In yesterday’s NY Times, Nicolai Ouroussoff notes the onset of 21st-century medievalism, the siege-like architectural style that has surfaced since 9/11.
Equating Baghdad’s Green Zone and Israel’s West Bank barrier with the concrete bollards that line Park Ave. and Wall Street, Ouroussoff writes that a new protectionism has emerged in contrast to architecture’s era of transparency. He compares the ethos of American military headquarters in Baghdad to gated communities of Southern California and wonders whether designs like visually appealing barricades at London’s US Embassy "could somehow negate the notion that we are surrendering to the inevitable."
Ouroussoff reserves his sharpest rebuke for, you guessed it, the 1,776-story Freedom Tower:
The most chilling example of the new medievalism is New York’s Freedom Tower, which was once touted as a symbol of enlightenment. Designed by David Childs of Skidmore, Owings & Merrill, it rests on a 20-story, windowless fortified concrete base decorated in prismatic glass panels in a grotesque attempt to disguise its underlying paranoia. And the brooding, obelish-like form above is more of an expression of American hubris than of freedom.He concludes:
To some, compromise may be preferable to surrounding our cities with barbed wire and sandbags. The notion that we can design our way out of these problems should give us pause, however. Our streets may be prettier, but the prettiness is camouflage for the budding reality of a society ruled by fear.While we aren’t into fear-based architecture, we’re not really sure that New York City is suffering from an abundance of it. Except for the Freedom Tower, glass is still way more popular than concrete. Yes, security-minded planning has transformed the Financial District, for example, but we're not so sure architects - both celebrity and non - will embrace this aesthetic here on a large scale.
Not right now, at least.




Considering most of the Park Avenue buildings are "pre-war" I guess we can blame Woodrow Wilson and his fear mongering for scaring the nation's architects to build buildings that would protect its citizenry from Bolsheviks and Kaiser-Loving Huns.

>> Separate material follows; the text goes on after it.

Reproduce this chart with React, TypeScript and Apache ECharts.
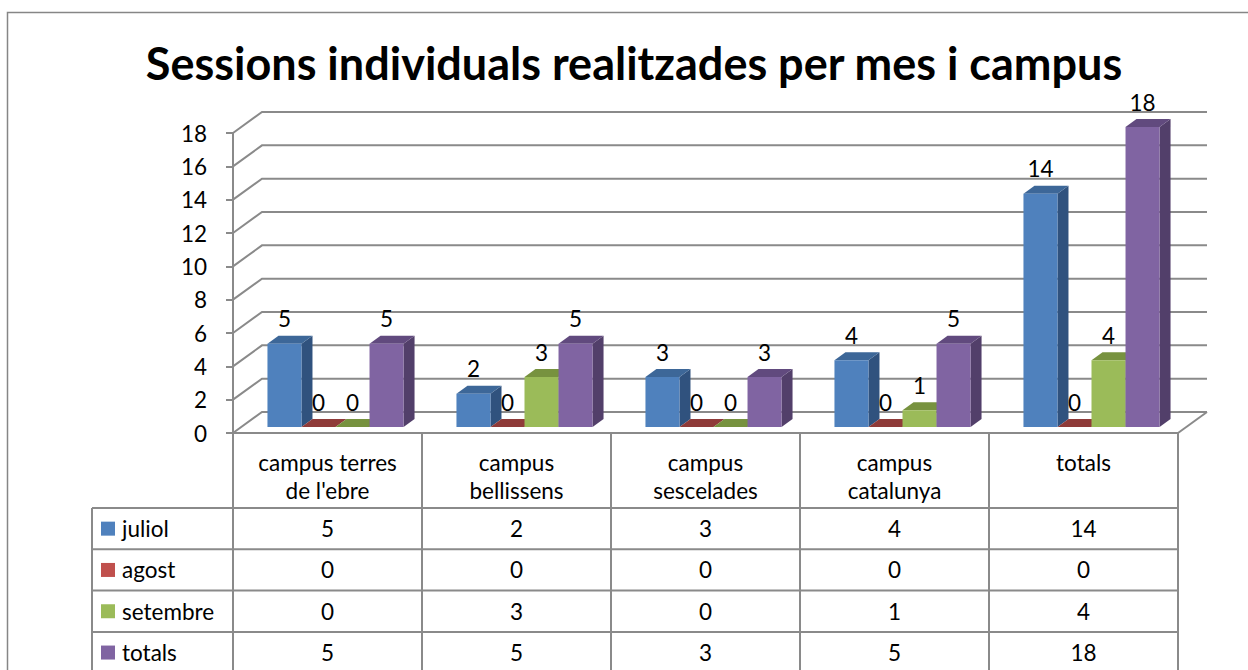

That's a really interesting idea. I hadn't thought about it before but I guess a lot of the newest architecture is very fortress-like. Look at the buildings of Liebeskind and Hadid. The stone edifices with slashes of glass do look pretty formidable.
Fear of lawsuits perhaps. I'm sure the cost of these barriers is hardly justified in light of the long odds that a truck bomber would damage or completely destroy any individual low-priority-target building. When judged by the potential costs of a lawsuit on behalf of anyone killed or injured in the event of a bombing when barriers were absent, I'm sure their installation looks like a bargain.
Yes, those barriers will sure keep the Cory Lidle's from ramming their planes into those precious buildings.
also note the bomproofing of all the buildings around Foley Square (Centre Street) - they are even ripping out all the windows of the historic federal court house to put in inperable blast proof windows - so how does the FDNY get firemen in through blast proof windows!